Guus Kouwenhoven, 77, now residing in Constantia, could only be extradited if he had committed his offences in the Netherlands, ruled magistrate Ingrid Arntsen. Since his crimes were committed in Liberia, she was “obliged to discharge” Kouwenhoven “with great regret” in terms of section 10 (3) of the Extradition Act.

In convicting Kouwenhoven, the Netherlands was exercising extraterritorial jurisdiction based on what is known as “active personality” jurisdiction, said Arntsen. “This allows nations to prosecute their own citizens for crimes committed outside of their borders.

“South Africa also has legislation allowing it to prosecute persons for crimes committed beyond its borders,” she noted, adding: “The exercise of extraterritorial jurisdiction is accepted in many jurisdictions.”

But Kouwenhoven’s defence presented a “compelling” argument that “every time the word ‘jurisdiction’ is used in the Extradition Act, it refers to territorial jurisdiction only”.

“In the matter before me, there is nothing to link the offences of which the respondent has been convicted with the geographical territory of the Netherlands.

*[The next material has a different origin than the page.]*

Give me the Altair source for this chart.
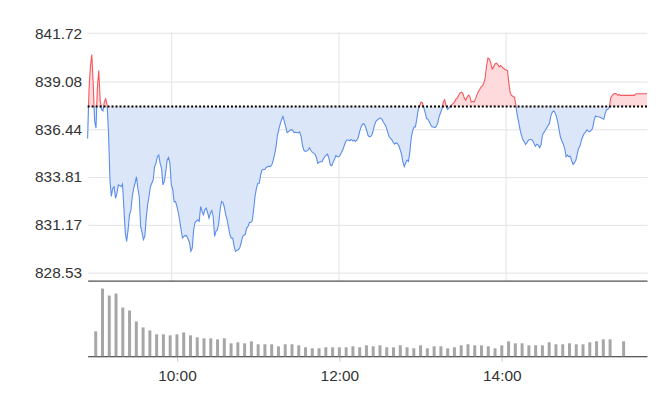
import altair as alt
import pandas as pd

# one reading per minute, starting 09:00
prices = [
    835.92, 838.60, 839.90, 840.55, 838.93, 836.90, 836.50, 838.75, 839.66, 838.02,
    837.51, 837.44, 837.95, 838.10, 837.75, 836.20, 833.64, 832.73, 833.18, 833.27,
    832.63, 832.91, 833.37, 833.33, 833.27, 833.42, 832.09, 830.71, 830.26, 830.90,
    831.72, 831.96, 832.73, 833.18, 833.46, 833.82, 833.18, 832.73, 831.08, 830.75,
    830.35, 830.53, 831.54, 832.27, 832.73, 833.27, 833.46, 833.64, 834.37, 834.55,
    834.92, 835.01, 834.55, 834.28, 833.37, 833.55, 834.09, 834.73, 834.88, 834.55,
    833.37, 833.13, 832.45, 832.45, 832.18, 831.85, 831.41, 830.90, 830.44, 830.53,
    830.59, 830.57, 830.39, 830.20, 829.71, 829.89, 830.90, 831.30, 831.37, 831.45,
    831.37, 832.18, 831.90, 831.72, 831.99, 832.09, 831.85, 831.54, 831.81, 831.96,
    831.63, 830.53, 830.81, 830.90, 831.26, 832.03, 832.45, 832.41, 832.14, 831.72,
    831.45, 831.04, 830.62, 830.44, 830.44, 829.98, 829.71, 829.77, 829.80, 829.89,
    830.17, 830.50, 830.61, 830.64, 830.99, 831.08, 831.30, 831.30, 831.39, 831.99,
    832.73, 833.18, 833.46, 833.46, 833.91, 834.19, 834.22, 834.22, 834.33, 834.37,
    834.40, 834.37, 834.46, 834.70, 835.03, 835.43, 836.05, 836.41, 836.70, 836.96,
    837.14, 836.87, 836.56, 836.25, 836.29, 836.38, 836.41, 836.38, 836.25, 836.27,
    836.25, 836.23, 836.29, 836.05, 835.56, 835.28, 835.21, 835.23, 835.28, 835.41,
    835.28, 835.17, 835.12, 835.06, 834.88, 834.55, 834.62, 834.64, 834.64, 834.80,
    834.92, 835.01, 835.06, 834.82, 834.46, 834.42, 834.61, 834.79, 834.99, 834.92,
    834.92, 835.01, 835.15, 835.32, 835.54, 835.76, 835.85, 835.83, 835.81, 835.87,
    835.79, 835.83, 835.76, 835.83, 835.98, 836.30, 836.56, 836.71, 836.74, 836.60,
    836.38, 836.09, 836.01, 836.05, 836.16, 836.45, 836.74, 836.91, 836.96, 837.02,
    837.05, 836.98, 836.82, 836.71, 836.56, 836.30, 836.05, 835.94, 835.87, 835.72,
    835.61, 835.68, 835.65, 835.54, 835.32, 835.06, 834.64, 834.37, 834.59, 834.73,
    834.66, 835.19, 835.98, 836.34, 836.56, 836.56, 837.02, 837.51, 837.73, 837.93,
    837.88, 837.62, 837.33, 837.02, 836.98, 836.83, 836.67, 836.56, 836.56, 836.52,
    836.60, 836.78, 837.14, 837.33, 837.55, 837.93, 838.06, 837.69, 837.53, 837.60,
    837.69, 837.78, 837.86, 837.93, 838.09, 838.15, 838.31, 838.44, 838.48, 838.40,
    838.15, 838.04, 838.20, 838.31, 838.24, 837.93, 837.97, 837.93, 838.09, 838.31,
    838.50, 838.62, 838.75, 838.82, 838.97, 839.26, 839.94, 840.36, 840.30, 840.07,
    839.74, 839.85, 840.03, 840.07, 840.01, 839.87, 839.94, 839.88, 839.79, 839.74,
    839.70, 839.66, 838.93, 838.42, 838.29, 838.24, 838.20, 837.75, 837.20, 836.83,
    836.41, 836.10, 835.85, 835.74, 835.59, 835.70, 835.83, 835.87, 835.87, 835.81,
    835.65, 835.50, 835.61, 835.56, 835.41, 835.56, 836.10, 836.25, 836.36, 836.49,
    836.63, 836.74, 837.14, 837.36, 837.45, 837.36, 837.14, 836.83, 836.38, 835.98,
    835.79, 835.61, 835.37, 834.92, 835.01, 834.92, 834.95, 834.70, 834.50, 834.59,
    834.73, 835.06, 835.39, 835.52, 835.83, 836.05, 836.20, 836.29, 836.40, 836.32,
    836.30, 836.38, 836.49, 836.89, 837.16, 837.12, 837.12, 837.11, 837.07, 837.02,
    836.98, 837.29, 837.51, 837.53, 837.66, 838.17, 838.28, 838.37, 838.40, 838.39,
    838.30, 838.35, 838.30, 838.30, 838.30, 838.30, 838.30, 838.30, 838.30, 838.30,
    838.30, 838.30, 838.30, 838.39, 838.39, 838.39, 838.39, 838.39, 838.39, 838.39,
    838.39, 838.39,
]
base_price = 837.68
price_ticks = [828.53, 831.17, 833.81, 836.44, 839.08, 841.72]
time_tick_labels = ["10:00", "12:00", "14:00"]

# volume per 5-minute slot from 09:00 to 15:30 (None = no trading in that slot)
volumes = [
    25, 68, 61, 63, 49, 46, 35, 29, 26, 22,
    22, 21, 22, 24, 21, 19, 18, 18, 17, 18,
    13, 14, 13, 15, 12, 12, 12, 10, 12, 12,
    11, 9, 8, 8, 9, 9, 9, 9, 10, 9,
    11, 10, 11, 9, 9, 11, 9, 8, 11, 8,
    10, 10, 8, 9, 11, 12, 11, 11, 10, 8,
    11, 15, 13, 13, 11, 11, 11, 14, 12, 12,
    13, 12, 12, 14, 15, 17, 17, None, 15,
]


def to_minutes(hhmm):
    h, m = hhmm.split(":")
    return int(h) * 60 + int(m) - 9 * 60


price_df = pd.DataFrame({
    "minute": list(range(len(prices))),
    "price": prices,
    "base": [base_price] * len(prices),
})
vol_df = pd.DataFrame({
    "minute": [5 * i for i in range(len(volumes))],
    "volume": volumes,
}).dropna()
base_df = pd.DataFrame({"base": [base_price]})
tick_values = [to_minutes(t) for t in time_tick_labels]

RED, RED_FILL = "#f5585c", "#ffdadd"
BLUE, BLUE_FILL = "#5a8dec", "#dbe7f8"
GRID = "#e3e3e3"

pmin, pmax = min(prices), max(prices)
split = (pmax - base_price) / (pmax - pmin)


def split_gradient(up, down):
    return alt.Gradient(
        gradient="linear", x1=0, y1=0, x2=0, y2=1,
        stops=[
            alt.GradientStop(color=up, offset=0),
            alt.GradientStop(color=up, offset=split),
            alt.GradientStop(color=down, offset=split),
            alt.GradientStop(color=down, offset=1),
        ],
    )


x_top = alt.X(
    "minute:Q",
    scale=alt.Scale(domain=[0, 401], nice=False, zero=False),
    axis=alt.Axis(values=tick_values, labels=False, ticks=False, domain=True,
                  domainColor="#222", domainWidth=1, grid=True, gridColor=GRID,
                  title=None),
)
y_price = alt.Y(
    "price:Q",
    scale=alt.Scale(domain=[828.10, 841.80], nice=False, zero=False),
    axis=alt.Axis(values=price_ticks, format=".2f", ticks=False, domain=False,
                  grid=True, gridColor=GRID, labelPadding=6, minExtent=80,
                  maxExtent=80, title=None),
)

area = alt.Chart(price_df).mark_area(
    fill=split_gradient(RED_FILL, BLUE_FILL), opacity=1
).encode(x=x_top, y=y_price, y2="base:Q")

line = alt.Chart(price_df).mark_line(
    stroke=split_gradient(RED, BLUE), strokeWidth=1.1
).encode(x="minute:Q", y="price:Q")

rule = alt.Chart(base_df).mark_rule(
    color="black", strokeDash=[2, 2], strokeWidth=2
).encode(y="base:Q")

top = alt.layer(area, line, rule).properties(width=562, height=250)

label_expr = ("(floor(datum.value / 60) + 9) + ':' + "
              "(datum.value % 60 < 10 ? '0' : '') + (datum.value % 60)")

vol = alt.Chart(vol_df).mark_bar(size=3, color="#a6a6a6").encode(
    x=alt.X(
        "minute:Q",
        scale=alt.Scale(domain=[-2.3, 403.6], nice=False, zero=False),
        axis=alt.Axis(values=tick_values, labelExpr=label_expr, grid=False,
                      ticks=True, tickColor="#cccccc", tickSize=5,
                      domainColor="#222", domainWidth=1, labelPadding=7,
                      title=None),
    ),
    y=alt.Y(
        "volume:Q",
        scale=alt.Scale(domain=[0, 75], nice=False),
        axis=alt.Axis(labels=False, ticks=False, domain=False, grid=False,
                      title=None, minExtent=80, maxExtent=80),
    ),
).properties(width=562, height=75)

chart = (
    alt.vconcat(top, vol, spacing=0)
    .resolve_scale(x="independent")
    .properties(padding={"left": 0, "top": 17, "right": 0, "bottom": 0})
    .configure_view(stroke=None)
    .configure_axis(labelFont="Liberation Sans", labelFontSize=15.5,
                    labelColor="#333333")
)

chart.save("out.html", embed_options={"renderer": "svg", "actions": False})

“When the act itself so clearly refers to territorial jurisdiction as the basis for declaring a person extraditable, there can be no room for interference by a magistrate’s court.”

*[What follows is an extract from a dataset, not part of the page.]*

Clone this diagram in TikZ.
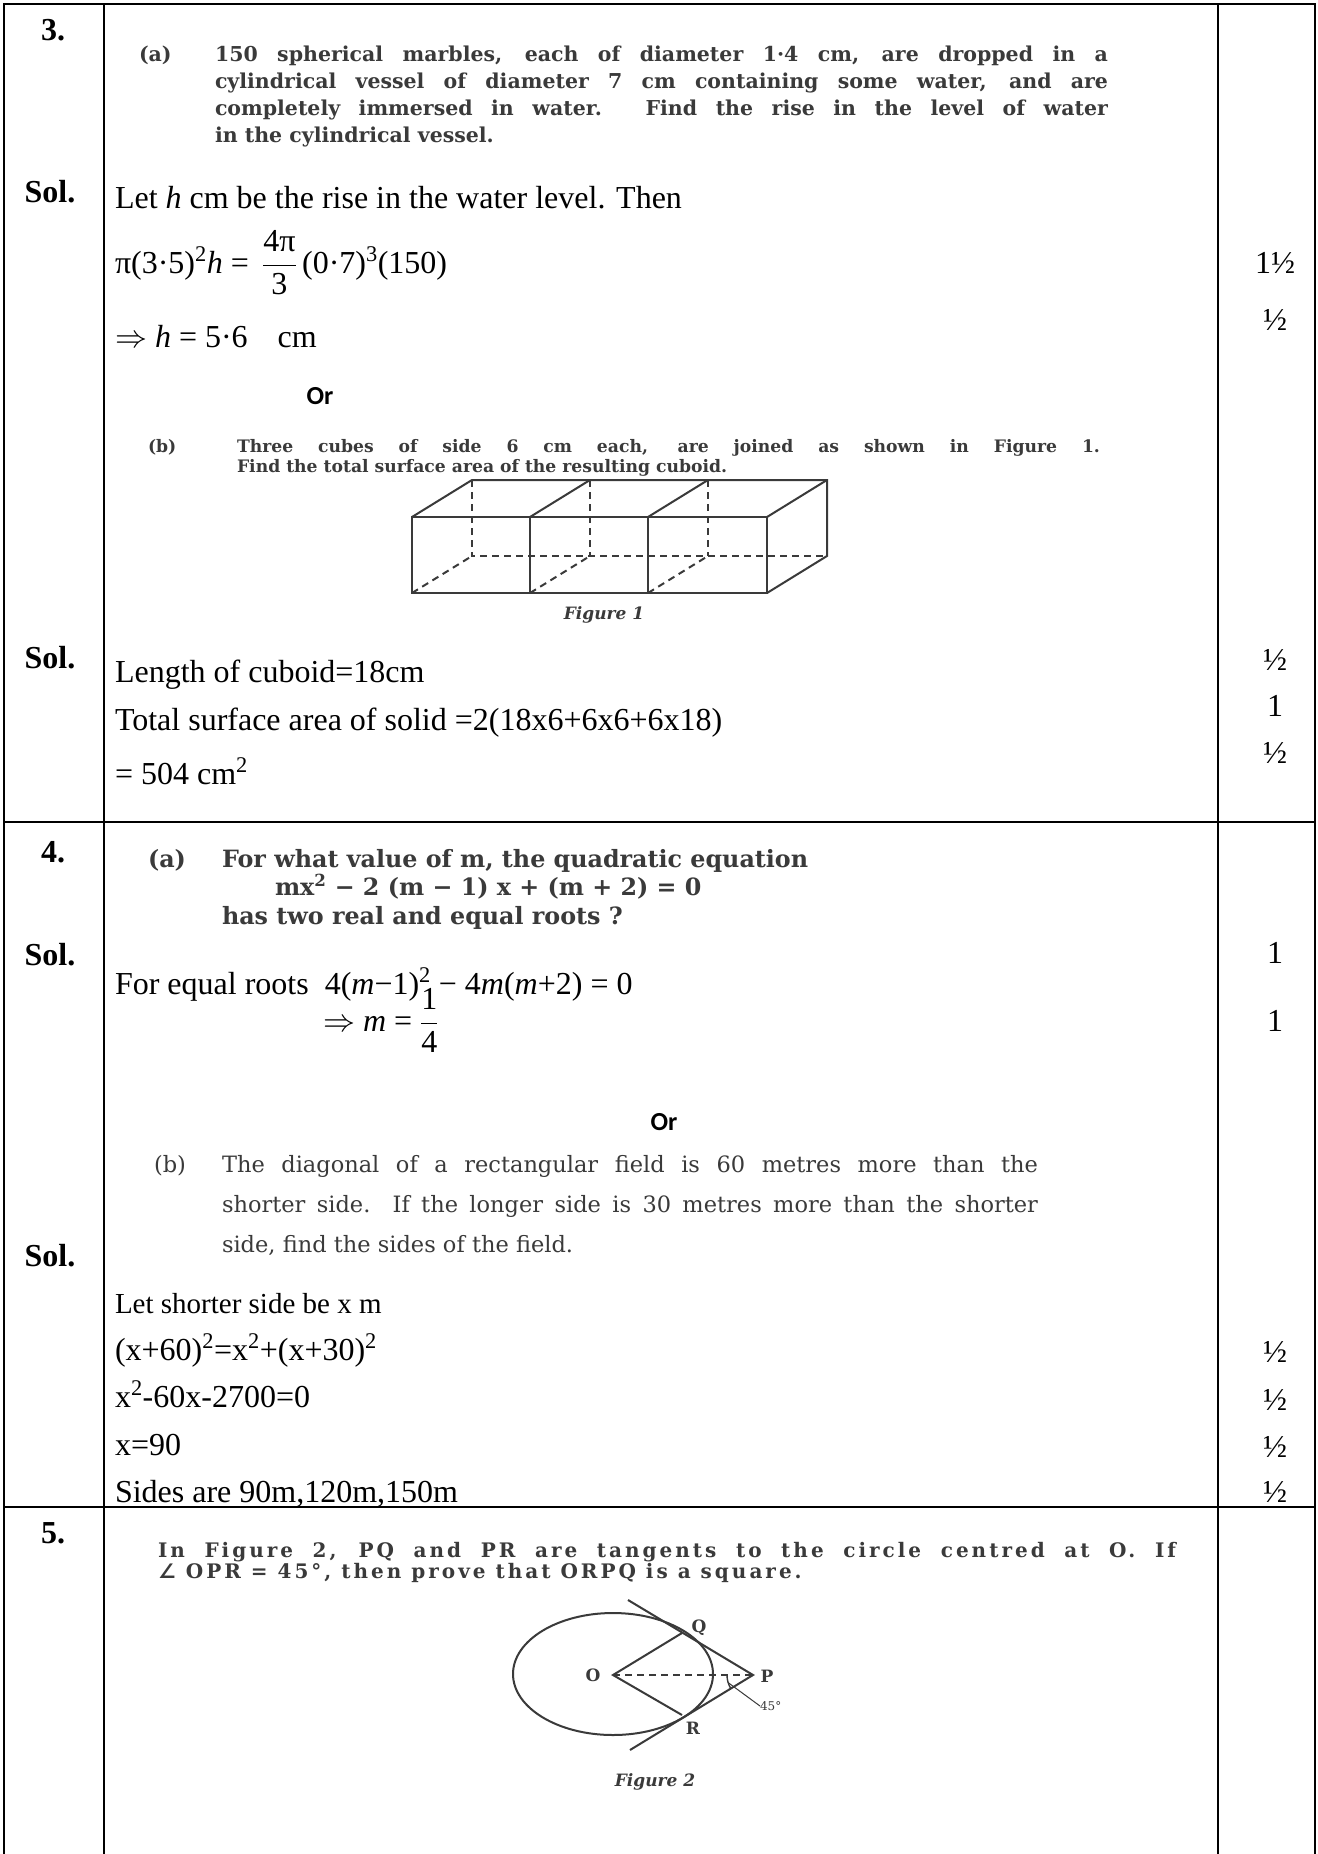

Earlier, the court heard that Kouwenhoven had been convicted and sentenced “finally and irrevocably” in a Netherlands court of appeal for various offences, including “complicity in co-committing violations of the laws and customs of war” resulting in multiple deaths and rape.

“These offences involve, among other things, murder (including decapitating civilians, throwing babies against walls and in wells), rape, torture and looting/plundering as set out in article 3 of the Geneva Convention, dated 12 August 1949.”

Kouwenhoven’s offences also include gunrunning for ex-Liberian president and warlord Charles Taylor between July 21, 2001 and May 8, 2002.

Kouwenhoven was known in Liberia as “Mister Gus”, where he ran two timber companies in the early 2000s and used them as cover to smuggle arms, according to the Dutch court. At the time, Liberia was in the grip of a civil war between then-president Taylor’s government and several rebel factions.

Liberia’s string of conflicts since the nineties left an estimated 250000 people dead. Thousands more were mutilated and raped and all sides in the conflict used child soldiers. Taylor stepped down in 2003. He was arrested in 2006, and in 2012 sentenced to 50 years in prison for aiding and abetting war crimes in neighbouring Sierra Leone by the Special Court for Sierra Leone.

Had Kouwenhoven failed the jurisdiction test, he would have been extraditable, as the State, represented by Christopher Burke, had successfully argued that “the Netherlands is party to an extradition treaty with South Africa, namely the European Convention of Extradition”, said Arntsen.

Kouwenhoven’s attorney, Gary Eisenberg, described the judgment as “fair and without favour” and a “victory for the law”.